Mieux peut-être. Mais pas les mêmes choses. Notre histoire n’est celle de personne. Dès lors, comment la dire ? Pasquali commence par des fragments: Eloge du Migrant, Les Portes d’Italie. Après les pastiches, il cherche à rassembler des bribes, et c’est Passons à l’ouvrage, dont le narrateur, qui tient un journal, essaie de s’emparer du monde, d’y trouver sa place: "Le bambin devenait plus grand que le monde, se non te parti, amore, sarò morto. Vita mia dolce, e io ti farò scorta."

Puis l’écrivain se lance dans la fiction, avec Un Amour irrésolu et Le Veilleur de Paris. Encore des lettres: sous forme épistolaire dans le premier livre, martelant le pavé parisien dans le second; l’alphabet s’inscrit directement dans le sol pour marquer à jamais de leur écriture, de leur empreinte, le territoire de la capitale francophone.

Suit La Matta, son chef-d’œuvre. L’histoire d’une folle fascinante, être de terreur et de pitié. La vraie vie: enfin Pasquali créait. Mais il conservait ses doutes: "Si malgré tout il lui arrive de parler, ce n’est pas pour ne rien dire, plutôt pour n’être pas entendu. Il aime les histoires, mais ce qu’il cherche, c’est une manière d’être; une ligne de conduite."
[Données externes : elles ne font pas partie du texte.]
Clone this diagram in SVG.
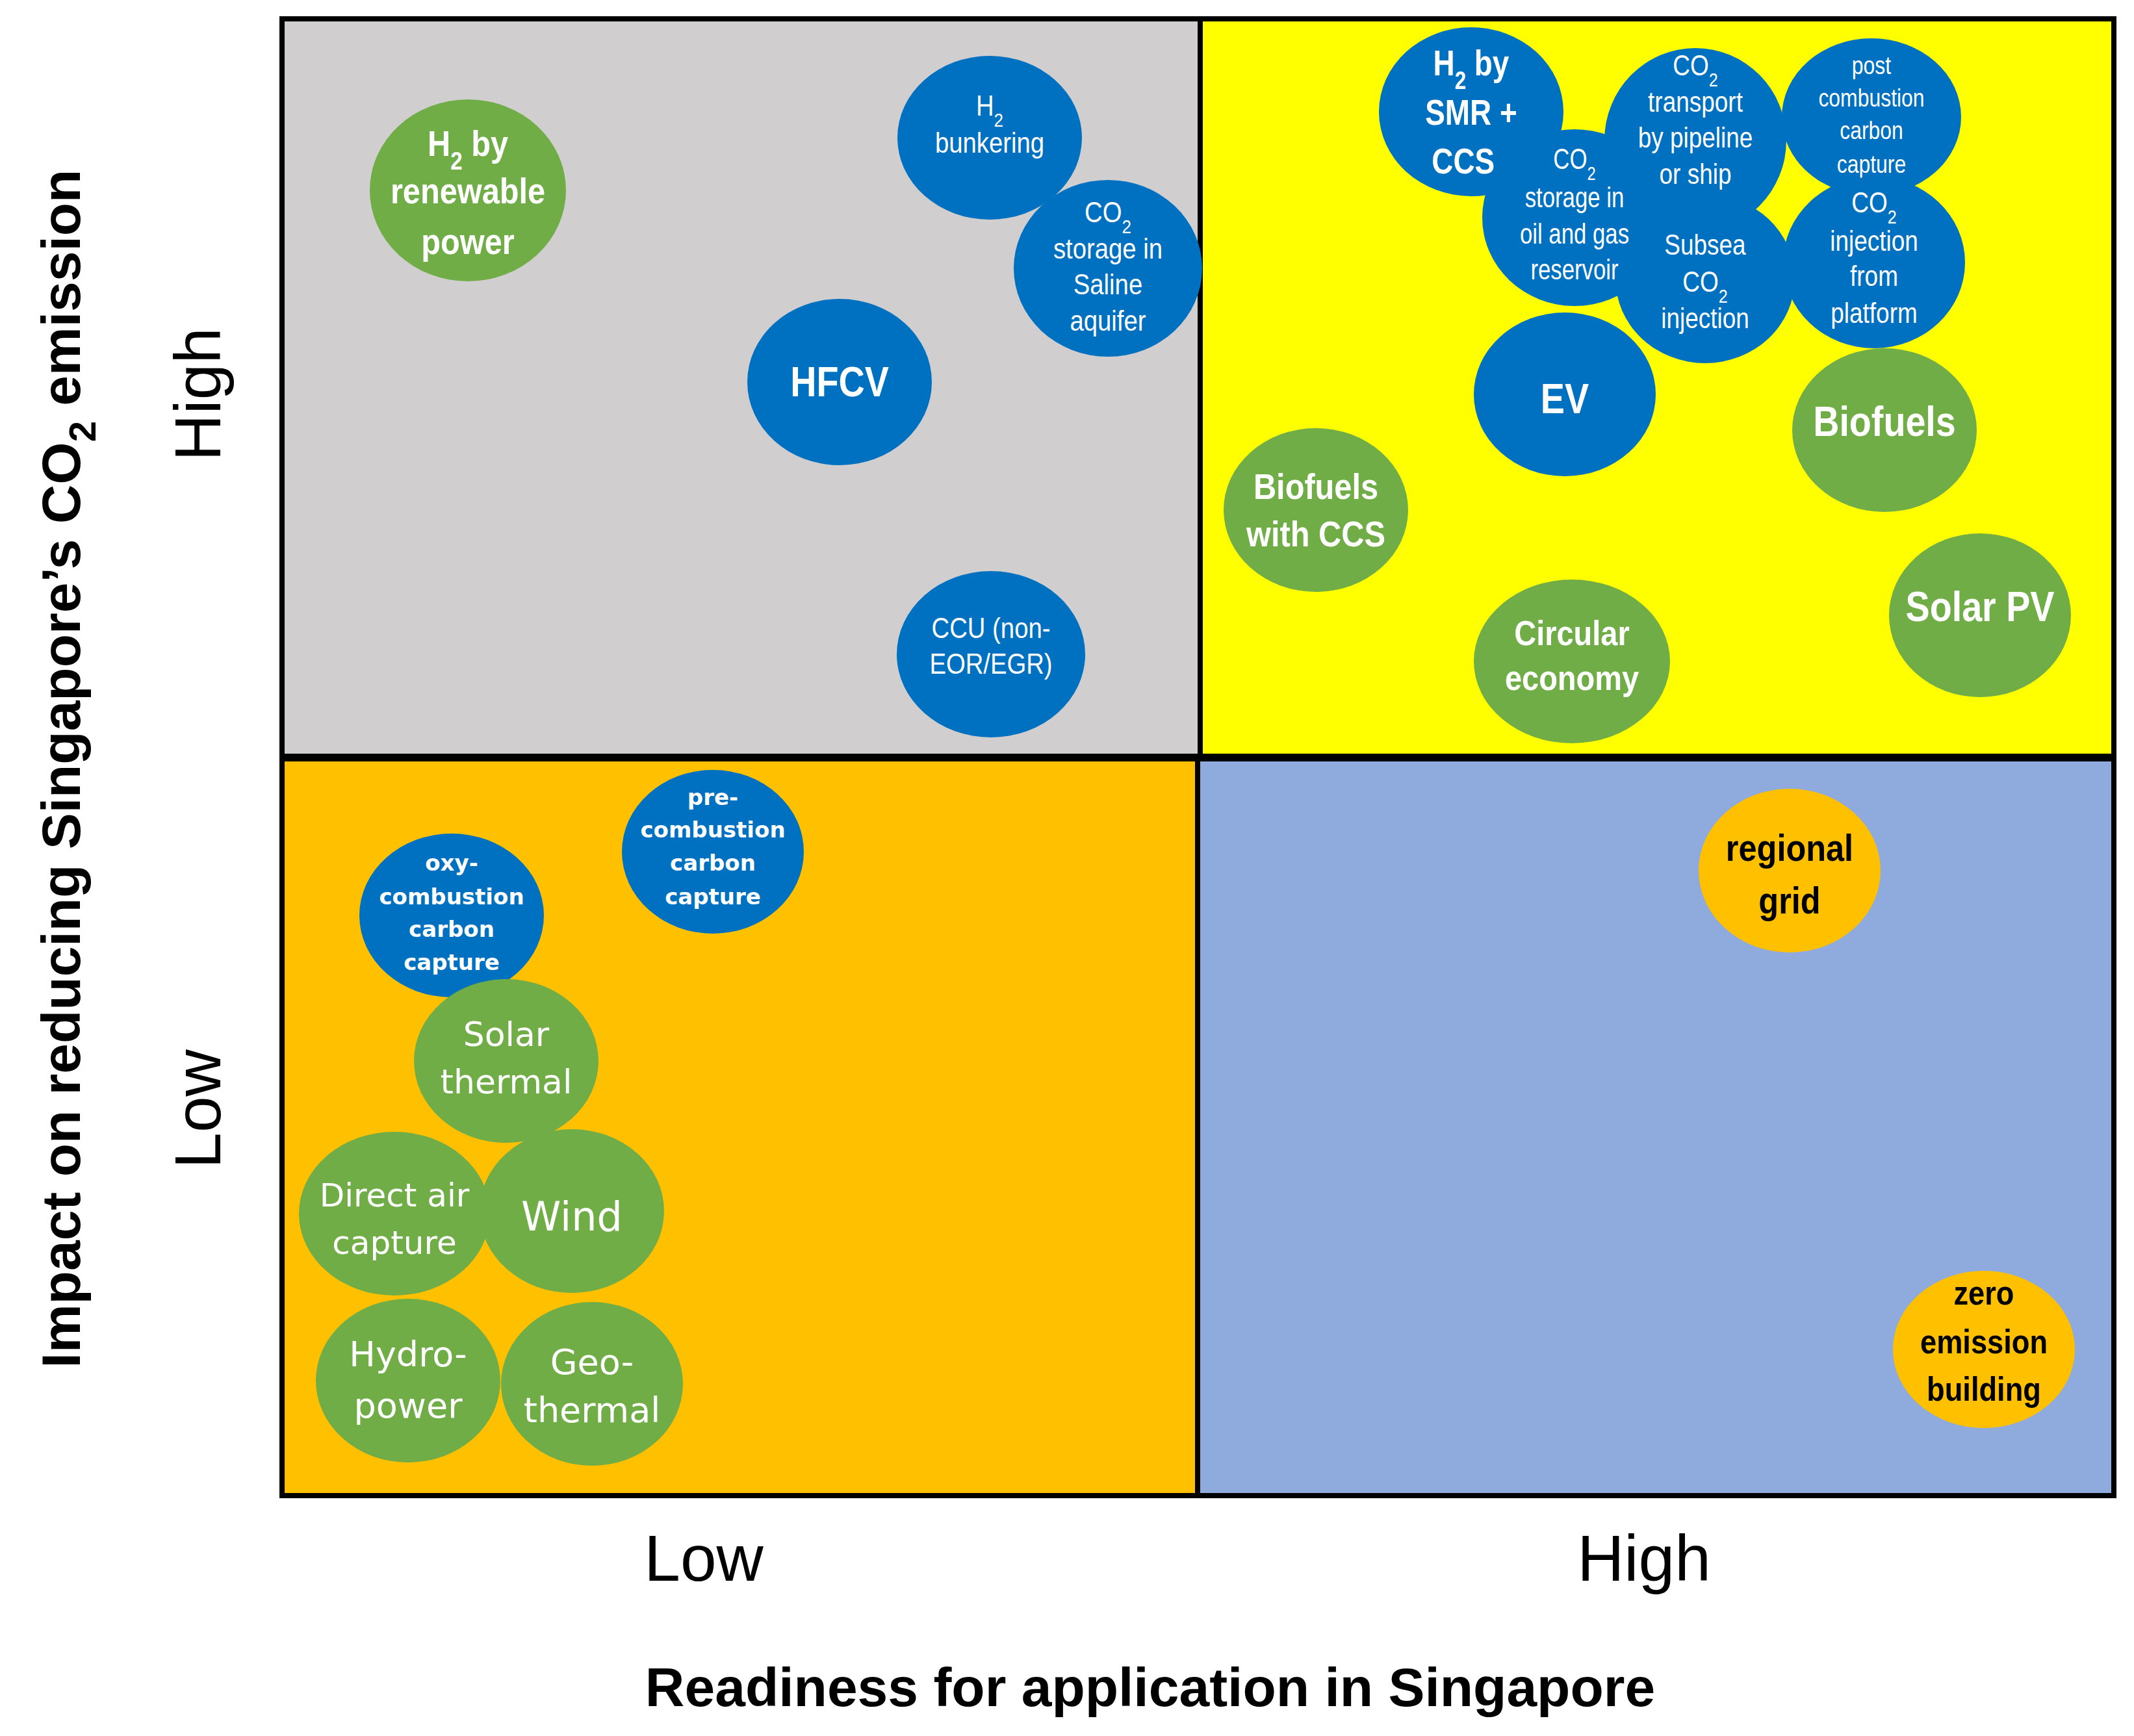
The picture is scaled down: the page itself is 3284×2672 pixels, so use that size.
<svg xmlns="http://www.w3.org/2000/svg" width="3284" height="2672" viewBox="0 0 3284 2672">
<style>
.q{stroke:#000;stroke-width:8}
.g{fill:#70AD47}.b{fill:#0070C0}.o{fill:#FFC000}
text{font-family:"Liberation Sans",Arial,sans-serif;fill:#fff;text-anchor:middle}
.w{font-family:"DejaVu Sans","Liberation Sans",sans-serif}
.k{fill:#000;font-weight:bold}
.ax{fill:#000;font-family:"Liberation Sans",Arial,sans-serif}
</style>
<rect width="3284" height="2672" fill="#fff"/>
<g id="quadrants">
<rect class="q" x="434" y="29" width="1413" height="1135" fill="#D0CECE"/>
<rect class="q" x="1847" y="29" width="1406" height="1135" fill="#FFFF00"/>
<rect class="q" x="434" y="1168" width="1409" height="1134" fill="#FFC000"/>
<rect class="q" x="1843" y="1168" width="1410" height="1134" fill="#8FAADC"/>
</g>
<g id="n1"><ellipse class="g" cx="720" cy="293" rx="151" ry="140"/><g transform="translate(720 0) scale(0.87 1)"><text font-size="56" font-weight="bold"><tspan x="0" y="240">H<tspan baseline-shift="sub" font-size="38">2</tspan> by</tspan><tspan x="0" y="313">renewable</tspan><tspan x="0" y="391">power</tspan></text></g></g>
<g id="n2"><ellipse class="b" cx="1523" cy="212" rx="142" ry="126"/><g transform="translate(1523 0) scale(0.87 1)"><text font-size="44"><tspan x="0" y="178">H<tspan baseline-shift="sub" font-size="30">2</tspan></tspan><tspan x="0" y="235">bunkering</tspan></text></g></g>
<g id="n3"><ellipse class="b" cx="1705" cy="413" rx="145" ry="136"/><g transform="translate(1705 0) scale(0.87 1)"><text font-size="44"><tspan x="0" y="342">CO<tspan baseline-shift="sub" font-size="30">2</tspan></tspan><tspan x="0" y="398">storage in</tspan><tspan x="0" y="453">Saline</tspan><tspan x="0" y="509">aquifer</tspan></text></g></g>
<g id="n4"><ellipse class="b" cx="1292" cy="588" rx="142" ry="128"/><g transform="translate(1292 0) scale(0.87 1)"><text font-size="64" font-weight="bold" x="0" y="610">HFCV</text></g></g>
<g id="n5"><ellipse class="b" cx="1525" cy="1007" rx="145" ry="128"/><g transform="translate(1525 0) scale(0.87 1)"><text font-size="44"><tspan x="0" y="982">CCU (non-</tspan><tspan x="0" y="1037">EOR/EGR)</tspan></text></g></g>
<g id="n7"><ellipse class="b" cx="2609" cy="216" rx="140" ry="142"/><g transform="translate(2609 0) scale(0.84 1)"><text font-size="44"><tspan x="0" y="116">CO<tspan baseline-shift="sub" font-size="30">2</tspan></tspan><tspan x="0" y="172">transport</tspan><tspan x="0" y="227">by pipeline</tspan><tspan x="0" y="283">or ship</tspan></text></g></g>
<g id="n8"><ellipse class="b" cx="2880" cy="180" rx="138" ry="121"/><g transform="translate(2880 0) scale(0.84 1)"><text font-size="38"><tspan x="0" y="114">post</tspan><tspan x="0" y="164">combustion</tspan><tspan x="0" y="214">carbon</tspan><tspan x="0" y="266">capture</tspan></text></g></g>
<g id="n10"><ellipse class="b" cx="2624" cy="429" rx="138" ry="130"/><g transform="translate(2624 0) scale(0.84 1)"><text font-size="44"><tspan x="0" y="392">Subsea</tspan><tspan x="0" y="449">CO<tspan baseline-shift="sub" font-size="30">2</tspan></tspan><tspan x="0" y="505">injection</tspan></text></g></g>
<g id="n11"><ellipse class="b" cx="2884" cy="404" rx="140" ry="132"/><g transform="translate(2884 0) scale(0.84 1)"><text font-size="44"><tspan x="0" y="327">CO<tspan baseline-shift="sub" font-size="30">2</tspan></tspan><tspan x="0" y="386">injection</tspan><tspan x="0" y="440">from</tspan><tspan x="0" y="497">platform</tspan></text></g></g>
<g id="n9"><ellipse class="b" cx="2423" cy="335" rx="142" ry="136"/><g transform="translate(2423 0) scale(0.79 1)"><text font-size="44"><tspan x="0" y="260">CO<tspan baseline-shift="sub" font-size="30">2</tspan></tspan><tspan x="0" y="319">storage in</tspan><tspan x="0" y="375">oil and gas</tspan><tspan x="0" y="430">reservoir</tspan></text></g></g>
<g id="n6"><ellipse class="b" cx="2264" cy="172" rx="142" ry="130"/><g transform="translate(2264 0) scale(0.82 1)"><text font-size="56" font-weight="bold"><tspan x="0" y="116">H<tspan baseline-shift="sub" font-size="38">2</tspan> by</tspan><tspan x="0" y="192">SMR +</tspan><tspan x="-15" y="267">CCS</tspan></text></g></g>
<g id="n12"><ellipse class="b" cx="2408" cy="607" rx="140" ry="126"/><g transform="translate(2408 0) scale(0.87 1)"><text font-size="64" font-weight="bold" x="0" y="636">EV</text></g></g>
<g id="n13"><ellipse class="g" cx="2900" cy="662" rx="142" ry="126"/><g transform="translate(2900 0) scale(0.87 1)"><text font-size="64" font-weight="bold" x="0" y="671">Biofuels</text></g></g>
<g id="n14"><ellipse class="g" cx="2025" cy="785" rx="142" ry="126"/><g transform="translate(2025 0) scale(0.87 1)"><text font-size="56" font-weight="bold"><tspan x="0" y="768">Biofuels</tspan><tspan x="0" y="841">with CCS</tspan></text></g></g>
<g id="n15"><ellipse class="g" cx="2419" cy="1018" rx="151" ry="126"/><g transform="translate(2419 0) scale(0.87 1)"><text font-size="54" font-weight="bold"><tspan x="0" y="993">Circular</tspan><tspan x="0" y="1062">economy</tspan></text></g></g>
<g id="n16"><ellipse class="g" cx="3047" cy="947" rx="140" ry="126"/><g transform="translate(3047 0) scale(0.87 1)"><text font-size="64" font-weight="bold" x="0" y="956">Solar PV</text></g></g>
<g id="n17"><ellipse class="b" cx="1097" cy="1311" rx="140" ry="126"/><text class="w" font-size="34" font-weight="bold"><tspan x="1097" y="1239">pre-</tspan><tspan x="1097" y="1289">combustion</tspan><tspan x="1097" y="1340">carbon</tspan><tspan x="1097" y="1392">capture</tspan></text></g>
<g id="n18"><ellipse class="b" cx="695" cy="1409" rx="142" ry="126"/><text class="w" font-size="34" font-weight="bold"><tspan x="695" y="1340">oxy-</tspan><tspan x="695" y="1392">combustion</tspan><tspan x="695" y="1442">carbon</tspan><tspan x="695" y="1493">capture</tspan></text></g>
<g id="n19"><ellipse class="g" cx="779" cy="1633" rx="142" ry="126"/><text class="w" font-size="52"><tspan x="779" y="1610">Solar</tspan><tspan x="779" y="1683">thermal</tspan></text></g>
<g id="n20"><ellipse class="g" cx="607" cy="1868" rx="147" ry="126"/><text class="w" font-size="50"><tspan x="607" y="1857">Direct air</tspan><tspan x="607" y="1930">capture</tspan></text></g>
<g id="n21"><ellipse class="g" cx="880" cy="1864" rx="142" ry="126"/><text class="w" font-size="62" x="880" y="1894">Wind</text></g>
<g id="n22"><ellipse class="g" cx="628" cy="2125" rx="142" ry="126"/><text class="w" font-size="54"><tspan x="628" y="2103">Hydro-</tspan><tspan x="628" y="2182">power</tspan></text></g>
<g id="n23"><ellipse class="g" cx="911" cy="2130" rx="140" ry="126"/><text class="w" font-size="54"><tspan x="911" y="2115">Geo-</tspan><tspan x="911" y="2189">thermal</tspan></text></g>
<g id="n24"><ellipse class="o" cx="2754" cy="1340" rx="140" ry="126"/><g transform="translate(2754 0) scale(0.87 1)"><text class="k" font-size="58"><tspan x="0" y="1325">regional</tspan><tspan x="0" y="1406">grid</tspan></text></g></g>
<g id="n25"><ellipse class="o" cx="3053" cy="2077" rx="140" ry="121"/><g transform="translate(3053 0) scale(0.87 1)"><text class="k" font-size="52"><tspan x="0" y="2008">zero</tspan><tspan x="0" y="2083">emission</tspan><tspan x="0" y="2156">building</tspan></text></g></g>
<g id="connectors"/>
<g id="axes">
<text class="ax" font-size="100" x="1083" y="2433">Low</text>
<text class="ax" font-size="100" x="2530" y="2433">High</text>
<text class="ax" font-size="84" font-weight="bold" x="1770" y="2626">Readiness for application in Singapore</text>
<text class="ax" font-size="84" font-weight="bold" transform="translate(94 1183) rotate(-90)" x="0" y="0" dominant-baseline="central">Impact on reducing Singapore’s CO<tspan baseline-shift="sub" font-size="58">2</tspan> emission</text>
<text class="ax" font-size="100" transform="translate(304 607) rotate(-90)" x="0" y="0" dominant-baseline="central">High</text>
<text class="ax" font-size="100" transform="translate(304 1707) rotate(-90)" x="0" y="0" dominant-baseline="central">Low</text>
</g>
</svg>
Donc – logique – avec Le Pain de Silence, Pasquali revient à l’autobiographie. La boucle est ainsi tragiquement bouclée. Après avoir commis le crime suprême d’écrire, ou de finir par écrire à nouveau sa vérité, le criminel retourne son arme contre lui.

"Voici le temps des Assassins."
Rimbaud

Ou encore:

"J’ai brassé mon sang. Mon devoir m’est remis. Il ne faut même plus songer à cela. Je suis réellement d’outre-tombe, et pas de commissions."
Rimbaud, Vies

"Non scriverò piu cosi."
Adrien Pasquali

par François Conod
Passe-Muraille
© Le Passe-Muraille, Journal littéraire, CH -1003 Lausanne


Page créée le 09.10.01
Dernière mise à jour le 09.10.01

© "Le Culturactif Suisse" - "Le Service de Presse Suisse"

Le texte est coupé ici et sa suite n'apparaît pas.